Нам видно сверху, с крылатых высот – обширная лесная поляна, церковь белеет, догорают остатки барских хором, почти все избы в селе заколочены, на завалинке, осиянный солнечным отблеском, сидит старчище в посконной рубахе, в валенках, ему под сотню лет, бурая лысина лоснится. Вблизи него лохматая – рыжая с белым – собака. Она не знает – к пожару ей выть или к покойнику, задрать ли голову вверх или уторнуть нос книзу. Она ставит морду повдоль и начинает выть жутким голосом, глаза ее влажны, собака учится плакать по-человечьи. Все ее бросили, она отбилась от ушедших людей, а на деда косится сумнительно, как на неживую ходячую тень. Дед смотрит на собаку блеклыми глазами, и она представляется ему вопленницей на могиле его старухи. Жалобно вопила тогда Митрофаниха, и над гробами двух сынов его она за три копейки вопила, тогда все хрещеные плакали... Охо-хо, кто-то над ним будет вопить, давно умерла Митрофаниха. Двух сынов у него прибрал Господь, да трех внуков, да много правнуков. Ну да ведь, слава тебе, Господи, еще остались у него и сыны, и внуки, и правнуки. Двенадцать внуков, то ли двенадцать, то ли двадцать, семья большая. Раньше-то поименно знал их, да вот давно уж память-то всю отшибло, забыл – Петькой всех зовет, Петька да Петька.

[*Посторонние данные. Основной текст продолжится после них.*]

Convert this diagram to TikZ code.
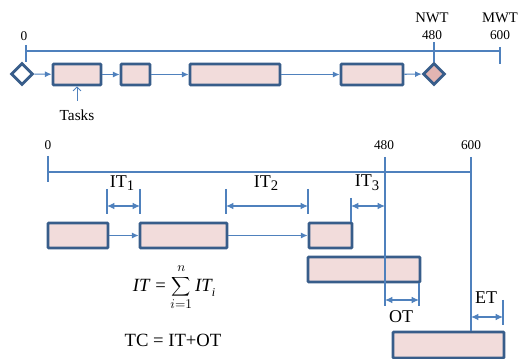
\documentclass[tikz,border=0pt]{standalone}
\usepackage{fontspec}
\setmainfont{Liberation Serif}
\usetikzlibrary{arrows.meta,shapes.geometric,fit}
\definecolor{lineblue}{HTML}{4F81BD}
\definecolor{boxborder}{HTML}{385D8A}
\definecolor{boxfill}{HTML}{F2DCDB}
\definecolor{endfill}{HTML}{E2B5B2}
\tikzset{
  task/.style={draw=boxborder, fill=boxfill, line width=2.1pt, inner sep=0pt, rounded corners=0.6pt},
  gate/.style={diamond, draw=boxborder, line width=2.1pt, inner sep=0pt, minimum size=16.5pt, aspect=1},
  conn/.style={draw=lineblue, line width=0.8pt},
  flow/.style={conn, -{Latex[length=5pt,width=4.5pt]}},
  dim/.style={conn, {Latex[length=5.5pt,width=5pt]}-{Latex[length=5.5pt,width=5pt]}},
  lbl/.style={inner sep=0pt, font=\fontsize{10}{12}\selectfont},
  big/.style={inner sep=0pt, font=\fontsize{13.5}{16}\selectfont},
}
\begin{document}
\begin{tikzpicture}[x=0.75pt,y=-0.75pt]
\useasboundingbox (0,0) rectangle (528,359);
% ---------- top chart ----------
\node[gate, fill=white] (d1) at (22,74) {};
\node[task, fit={(53,64)(101,85)}] (b1) {};
\node[task, fit={(121,64)(150,85)}] (b2) {};
\node[task, fit={(190,64)(280,85)}] (b3) {};
\node[task, fit={(341,64)(403,85)}] (b4) {};
\node[gate, fill=endfill] (d2) at (434,74) {};
\draw[flow] (d1) -- (b1);
\draw[flow] (b1) -- (b2);
\draw[flow] (b2) -- (b3);
\draw[flow] (b3) -- (b4);
\draw[flow] (b4) -- (d2);
% top axis
\coordinate (ta0) at (26,51);
\coordinate (ta1) at (500,51);
\draw[conn] (ta0) -- (ta1);
\coordinate (tt0) at (26,45);
\draw[conn] (tt0) -- (d1.north -| tt0);
\coordinate (tt480) at (d2.north);
\draw[conn] (tt480) -- ++(0,-20);
\coordinate (tt600a) at (500,47);
\coordinate (tt600b) at (500,64);
\draw[conn] (tt600a) -- (tt600b);
\node[lbl] (l0) at (24,36) {0};
\node[lbl] (l480) at (432,35) {480};
\node[lbl, font=\fontsize{11}{13}\selectfont] (lnwt) at (432,18) {NWT};
\node[lbl] (l600) at (500,35) {600};
\node[lbl, font=\fontsize{11}{13}\selectfont] (lmwt) at (500,18) {MWT};
\node[lbl, font=\fontsize{11.5}{13}\selectfont] (tasks) at (77,115) {Tasks};
\coordinate (tasksarr) at (77,101);
\draw[conn, line width=0.6pt, -{Straight Barb[length=3pt,width=6pt]}] (tasksarr) -- (b1.south);
% ---------- bottom chart ----------
\node[task, fit={(48,223)(108,248)}] (A) {};
\node[task, fit={(140,223)(227,248)}] (B) {};
\node[task, fit={(309,223)(352,248)}] (C) {};
\node[task, fit={(308,257)(420,282)}] (D) {};
\node[task, fit={(393,332)(504,358)}] (E) {};
\draw[flow] (A) -- (B);
\draw[flow] (B) -- (C);
% bottom axis
\coordinate (ba0) at (48,172);
\coordinate (ba1) at (471,172);
\draw[conn] (ba0) -- (ba1);
\coordinate (bt0a) at (48,156);
\coordinate (bt0b) at (48,182);
\draw[conn] (bt0a) -- (bt0b);
\coordinate (bt480a) at (385,157);
\coordinate (bt480b) at (385,306);
\draw[conn] (bt480a) -- (bt480b);
\coordinate (bt600a) at (471,157);
\draw[conn] (bt600a) -- (bt600a |- E.north);
\node[lbl] (m0) at (48,145) {0};
\node[lbl] (m480) at (384,145) {480};
\node[lbl] (m600) at (471,145) {600};
% IT1
\coordinate (i1a) at (107,189); \coordinate (i1b) at (107,214);
\coordinate (i1c) at (140,189); \coordinate (i1d) at (140,214);
\draw[conn] (i1a) -- (i1b); \draw[conn] (i1c) -- (i1d);
\coordinate (i1l) at (107,206); \coordinate (i1r) at (140,206);
\draw[dim] (i1l) -- (i1r);
\node[big] (lit1) at (122,183) {IT\raisebox{-0.45ex}{\fontsize{11}{12}\selectfont 1}};
% IT2
\coordinate (i2a) at (226,189); \coordinate (i2b) at (226,214);
\coordinate (i2c) at (308,189); \coordinate (i2d) at (308,214);
\draw[conn] (i2a) -- (i2b); \draw[conn] (i2c) -- (i2d);
\coordinate (i2l) at (226,206); \coordinate (i2r) at (308,206);
\draw[dim] (i2l) -- (i2r);
\node[big] (lit2) at (266,183) {IT\raisebox{-0.45ex}{\fontsize{11}{12}\selectfont 2}};
% IT3
\coordinate (i3a) at (351,198);
\draw[conn] (i3a) -- (i3a |- C.north);
\coordinate (i3l) at (351,206); \coordinate (i3r) at (385,206);
\draw[dim] (i3l) -- (i3r);
\node[big] (lit3) at (367,183) {IT\raisebox{-0.45ex}{\fontsize{11}{12}\selectfont 3}};
% OT
\coordinate (ota) at (419,306);
\draw[conn] (ota |- D.south) -- (ota);
\coordinate (otl) at (385,300); \coordinate (otr) at (419,300);
\draw[dim] (otl) -- (otr);
\node[big] (lot) at (401,317) {OT};
% ET
\coordinate (eta) at (503,300); \coordinate (etb) at (503,325);
\draw[conn] (eta) -- (etb);
\coordinate (etl) at (471,317); \coordinate (etr) at (503,317);
\draw[dim] (etl) -- (etr);
\node[big] (let) at (486,298) {ET};
% formulas
\node[inner sep=0pt, font=\fontsize{14}{16}\selectfont] (f1) at (174,287)
  {\itshape IT\/ \upshape= $\displaystyle\sum_{i=1}^{\raisebox{2pt}{$\scriptstyle n$}}$\,\itshape IT\raisebox{-0.5ex}{\fontsize{9}{10}\selectfont i}};
\node[big, font=\fontsize{14}{16}\selectfont] (f2) at (173,340) {TC = IT+OT};
\end{tikzpicture}
\end{document}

– Да не вой ты, сделай милость, Шарик. Вот придут, вот ужо придут наши-то, за землей ушли к государю, земли да воли требовать у отца отечества. А как земля будет, так и бараны будут, и тебе кое-когда кость перепадет. Пойдем, Шарик, в избу, собачья твоя шерсть... Я тебе сухарей дам. Сухарей мне оставили да квасу... А луку я надергаю. Чу! Едуть! Нам видно сверху, с подоблачных высот, как Шарик с радостным визгом бросился навстречу. Телега тарахтит, на телеге покойник, рядом с покойником парень, голова у парня обмотана, через тряпицу – бурыми пятнами – кровь. Кобылой правит баба в сером зипуне.
– Ой, дедушка, ой, желанный! – заверезжала она, и все лицо ее исказилось в плаче.
– Землю-то добыли? – прошамкал дед, подымаясь с завалинки и едва разгибая спину.
– Добудешь ее, как жа-а! – закричала баба, въезжая во двор. – Вот Карпа надо в землю зарывать, хозяина моего, а твоего сына... Вот и земля...
– Ох, Господи, твоя воля... А государь-то где?
– Государь стороной прошел, на понизово, – ответил деду внук.